What they found is that the preferences we have as adults may be based on random decisions we made when we were very young. The results of this research were published in Psychological Science in 2020. “It’s actually the choice that comes first, and in a sort of random way,” Feigenson says. “And, actually, our preferences get built up based on our choices.”

To Polka Dot or Not

As part of the study, Feigenson and her team offered their subjects (some who could walk, some who merely crawled) two toys that had been prescreened through earlier studies to make sure there was “nothing inherently awesome about one or the other,” Feigenson says. Half of the babies randomly choose a polka-dot block and half choose a striped block.

The critical part of the test, however, came when the same babies were given a choice between the block that they did not choose in the first scenario and a brand-new block. The researchers found that the babies overwhelmingly rejected the same block that they’d previously rejected — the majority of babies chose the new block.

Because it’s possible the babies made these choices simply because they’re curious about new toys, Feigenson conducted a subsequent experiment to rule out that possibility. In this second part, babies didn’t begin by choosing from two toys. Rather, the experimenters made the choice for them.

“We draw their attention to both [blocks] and then we hand them one. So everything's the same except that the babies never got to make that initial choice,” Feigenson says. Afterward, similar to the first experiment, the babies chose between the toy given to them by the experimenter or a brand-new one. But the results were statistically insignificant: Some chose the new toy, some didn’t.

“This kind of research underscores that sometimes our beliefs and preferences don't come from those data-driven, rational places. They are accidents of fate and then we rationalize them after the fact,” Feigenson says. “Just like the baby who says, ‘I didn't choose this one. Guess I must not have liked it so much.’”

Who Are You?

Feigenson postulates that our choices affect our likes and dislikes even from the very start of life, and that they may be a way we filter our world and order the information we take in to build our internal narratives. Further, she and her team believe that this narrative that so many of us hang our proverbial hats on may not grow from a complex set of reasons (or even sound reasoning), but rather is based on simple, random choices we begin making very early in life.
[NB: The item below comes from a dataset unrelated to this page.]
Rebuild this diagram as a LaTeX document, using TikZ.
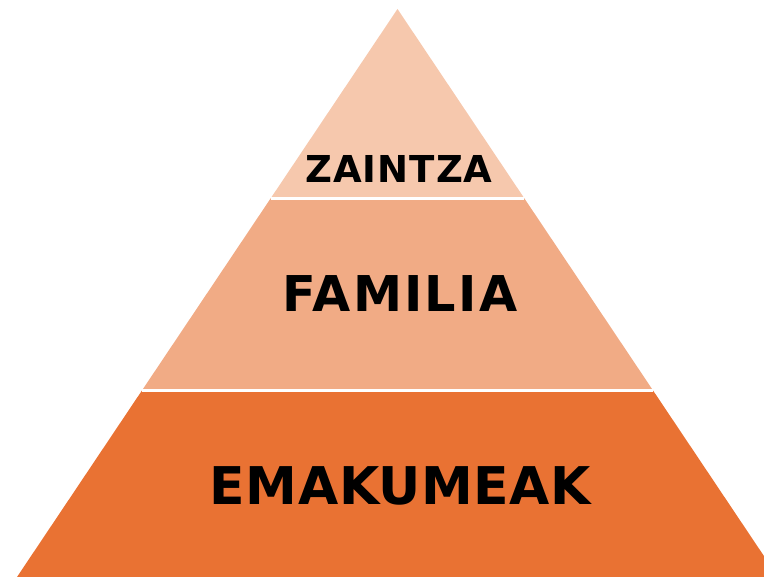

Read More: In a World of Endless Choices, Why Is Decision-Making So Tiring?


“Sometimes our choices may not reflect what we actually inherently prefer — as in, 'I chose this because I like it best,'" Feigenson says. Although that seems intuitive, it’s not always the case. Sometimes we choose much more randomly and our preferences emerge from the choices themselves. This “funny reversal behavior,” she explains, can help reduce the cognitive dissonance — or internal conflict — that decades of research suggests humans are motivated to avoid.

With a new year upon us, could it be time to reconsider some of those narratives we’ve written for ourselves?